_PROVIDED DATA_
==================================================
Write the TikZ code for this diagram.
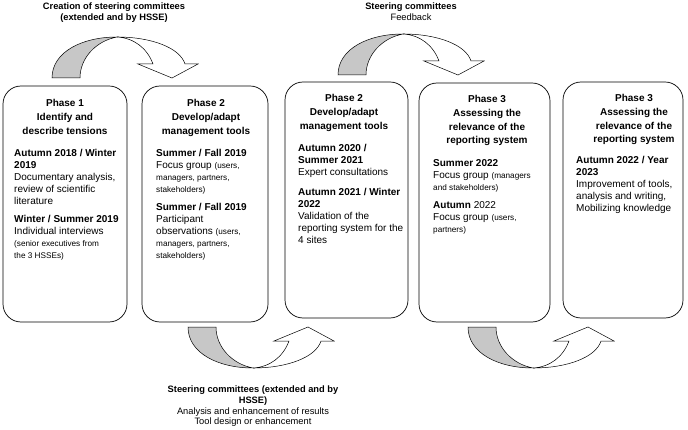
\documentclass[tikz,border=0pt]{standalone}
\usepackage{fontspec}
\setmainfont{Liberation Sans}
\usetikzlibrary{positioning}
\newcommand{\smalltxt}[1]{{\fontsize{8.2}{9}\selectfont #1}}

\begin{document}
\begin{tikzpicture}[x=1pt, y=-1pt,
    phase/.style={rectangle, draw, line width=0.7pt, rounded corners=18pt, inner sep=0pt},
    head/.style={anchor=north, align=center, inner sep=0pt, font=\fontsize{10}{13.6}\selectfont\bfseries},
    detail/.style={anchor=north west, align=left, inner sep=0pt, font=\fontsize{10}{12}\selectfont},
    remark/.style={anchor=north, align=center, inner sep=0pt, font=\fontsize{9.3}{10.8}\selectfont},
    bentarrow/.pic={
        \filldraw[fill=black!22, line width=0.5pt] (0,0) .. controls (0,-26) and (30,-41) .. (65,-41)
            .. controls (44,-37) and (28,-20) .. (28,0) -- cycle;
        \filldraw[fill=white, line width=0.5pt] (65,-41) .. controls (100,-41) and (128,-30) .. (133,-14)
            -- (146,-14) -- (120,0) -- (86,-14) -- (101,-14)
            .. controls (95,-30) and (82,-40) .. (65,-41) -- cycle;
    }
]
    \useasboundingbox (0,0) rectangle (688,430);

    % the five phase boxes
    \node[phase, minimum width=124pt, minimum height=236pt] (p1) at (65,204) {};
    \node[phase, minimum width=126pt, minimum height=236pt] (p2) at (205,204) {};
    \node[phase, minimum width=123pt, minimum height=236pt] (p3) at (346.5,200) {};
    \node[phase, minimum width=131pt, minimum height=239pt] (p4) at (484.5,202.5) {};
    \node[phase, minimum width=120pt, minimum height=236pt] (p5) at (623,200) {};

    \node[head] (t1) at (65,99.5) {Phase 1\\Identify and\\describe tensions};
    \node[head] (t2) at (206,99.5) {Phase 2\\Develop/adapt\\management tools};
    \node[head] (t3) at (344,94.5) {Phase 2\\Develop/adapt\\management tools};
    \node[head] (t4) at (487,95.5) {Phase 3\\Assessing the\\relevance of the\\reporting system};
    \node[head] (t5) at (634,94.5) {Phase 3\\Assessing the\\relevance of the\\reporting system};

    \node[detail] (b1) at (14,149.5) {\textbf{Autumn 2018 / Winter}\\\textbf{2019}\\Documentary analysis,\\review of scientific\\literature\\[6pt]
        \textbf{Winter / Summer 2019}\\Individual interviews\\\smalltxt{(senior executives from}\\\smalltxt{the 3 HSSEs)}};
    \node[detail] (b2) at (156,149.5) {\textbf{Summer / Fall 2019}\\Focus group \smalltxt{(users,}\\\smalltxt{managers, partners,}\\\smalltxt{stakeholders)}\\[6pt]
        \textbf{Summer / Fall 2019}\\Participant\\observations \smalltxt{(users,}\\\smalltxt{managers, partners,}\\\smalltxt{stakeholders)}};
    \node[detail] (b3) at (298,144.5) {\textbf{Autumn 2020 /}\\\textbf{Summer 2021}\\Expert consultations\\[8pt]
        \textbf{Autumn 2021 / Winter}\\\textbf{2022}\\Validation of the\\reporting system for the\\4 sites};
    \node[detail] (b4) at (433,159.5) {\textbf{Summer 2022}\\Focus group \smalltxt{(managers}\\\smalltxt{and stakeholders)}\\[6pt]
        \textbf{Autumn} 2022\\Focus group \smalltxt{(users,}\\\smalltxt{partners)}};
    \node[detail] (b5) at (576,156.5) {\textbf{Autumn 2022 / Year}\\\textbf{2023}\\Improvement of tools,\\analysis and writing,\\Mobilizing knowledge};

    % committee loops between phases
    \pic at (52,78) {bentarrow};
    \pic at (338,75) {bentarrow};
    \pic[yscale=-1] at (188,327) {bentarrow};
    \pic[yscale=-1] at (468,327) {bentarrow};

    \node[remark, font=\fontsize{9.3}{10.8}\selectfont\bfseries] (c1) at (114,2.5) {Creation of steering committees\\(extended and by HSSE)};
    \node[remark] (c2) at (411,2.5) {\textbf{Steering committees}\\Feedback};
    \node[remark] (c3) at (253,385.5) {\textbf{Steering committees (extended and by}\\\textbf{HSSE)}\\Analysis and enhancement of results\\Tool design or enhancement};
\end{tikzpicture}
\end{document}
==================================================
_TASK TO COMPLETE_
Give back the whole listing as it stands, minus its pictures.

_ANSWER TO THIS EXERCISE_
Write the TikZ code for this diagram.
\documentclass[tikz,border=0pt]{standalone}
\usepackage{fontspec}
\setmainfont{Liberation Sans}
\usetikzlibrary{positioning}
\newcommand{\smalltxt}[1]{{\fontsize{8.2}{9}\selectfont #1}}

\begin{document}
\begin{tikzpicture}[x=1pt, y=-1pt,
    phase/.style={rectangle, draw, line width=0.7pt, rounded corners=18pt, inner sep=0pt},
    head/.style={anchor=north, align=center, inner sep=0pt, font=\fontsize{10}{13.6}\selectfont\bfseries},
    detail/.style={anchor=north west, align=left, inner sep=0pt, font=\fontsize{10}{12}\selectfont},
    remark/.style={anchor=north, align=center, inner sep=0pt, font=\fontsize{9.3}{10.8}\selectfont},
    bentarrow/.pic={
        \filldraw[fill=black!22, line width=0.5pt] (0,0) .. controls (0,-26) and (30,-41) .. (65,-41)
            .. controls (44,-37) and (28,-20) .. (28,0) -- cycle;
        \filldraw[fill=white, line width=0.5pt] (65,-41) .. controls (100,-41) and (128,-30) .. (133,-14)
            -- (146,-14) -- (120,0) -- (86,-14) -- (101,-14)
            .. controls (95,-30) and (82,-40) .. (65,-41) -- cycle;
    }
]
    \useasboundingbox (0,0) rectangle (688,430);

    % the five phase boxes
    \node[phase, minimum width=124pt, minimum height=236pt] (p1) at (65,204) {};
    \node[phase, minimum width=126pt, minimum height=236pt] (p2) at (205,204) {};
    \node[phase, minimum width=123pt, minimum height=236pt] (p3) at (346.5,200) {};
    \node[phase, minimum width=131pt, minimum height=239pt] (p4) at (484.5,202.5) {};
    \node[phase, minimum width=120pt, minimum height=236pt] (p5) at (623,200) {};

    \node[head] (t1) at (65,99.5) {Phase 1\\Identify and\\describe tensions};
    \node[head] (t2) at (206,99.5) {Phase 2\\Develop/adapt\\management tools};
    \node[head] (t3) at (344,94.5) {Phase 2\\Develop/adapt\\management tools};
    \node[head] (t4) at (487,95.5) {Phase 3\\Assessing the\\relevance of the\\reporting system};
    \node[head] (t5) at (634,94.5) {Phase 3\\Assessing the\\relevance of the\\reporting system};

    \node[detail] (b1) at (14,149.5) {\textbf{Autumn 2018 / Winter}\\\textbf{2019}\\Documentary analysis,\\review of scientific\\literature\\[6pt]
        \textbf{Winter / Summer 2019}\\Individual interviews\\\smalltxt{(senior executives from}\\\smalltxt{the 3 HSSEs)}};
    \node[detail] (b2) at (156,149.5) {\textbf{Summer / Fall 2019}\\Focus group \smalltxt{(users,}\\\smalltxt{managers, partners,}\\\smalltxt{stakeholders)}\\[6pt]
        \textbf{Summer / Fall 2019}\\Participant\\observations \smalltxt{(users,}\\\smalltxt{managers, partners,}\\\smalltxt{stakeholders)}};
    \node[detail] (b3) at (298,144.5) {\textbf{Autumn 2020 /}\\\textbf{Summer 2021}\\Expert consultations\\[8pt]
        \textbf{Autumn 2021 / Winter}\\\textbf{2022}\\Validation of the\\reporting system for the\\4 sites};
    \node[detail] (b4) at (433,159.5) {\textbf{Summer 2022}\\Focus group \smalltxt{(managers}\\\smalltxt{and stakeholders)}\\[6pt]
        \textbf{Autumn} 2022\\Focus group \smalltxt{(users,}\\\smalltxt{partners)}};
    \node[detail] (b5) at (576,156.5) {\textbf{Autumn 2022 / Year}\\\textbf{2023}\\Improvement of tools,\\analysis and writing,\\Mobilizing knowledge};

    % committee loops between phases
    \pic at (52,78) {bentarrow};
    \pic at (338,75) {bentarrow};
    \pic[yscale=-1] at (188,327) {bentarrow};
    \pic[yscale=-1] at (468,327) {bentarrow};

    \node[remark, font=\fontsize{9.3}{10.8}\selectfont\bfseries] (c1) at (114,2.5) {Creation of steering committees\\(extended and by HSSE)};
    \node[remark] (c2) at (411,2.5) {\textbf{Steering committees}\\Feedback};
    \node[remark] (c3) at (253,385.5) {\textbf{Steering committees (extended and by}\\\textbf{HSSE)}\\Analysis and enhancement of results\\Tool design or enhancement};
\end{tikzpicture}
\end{document}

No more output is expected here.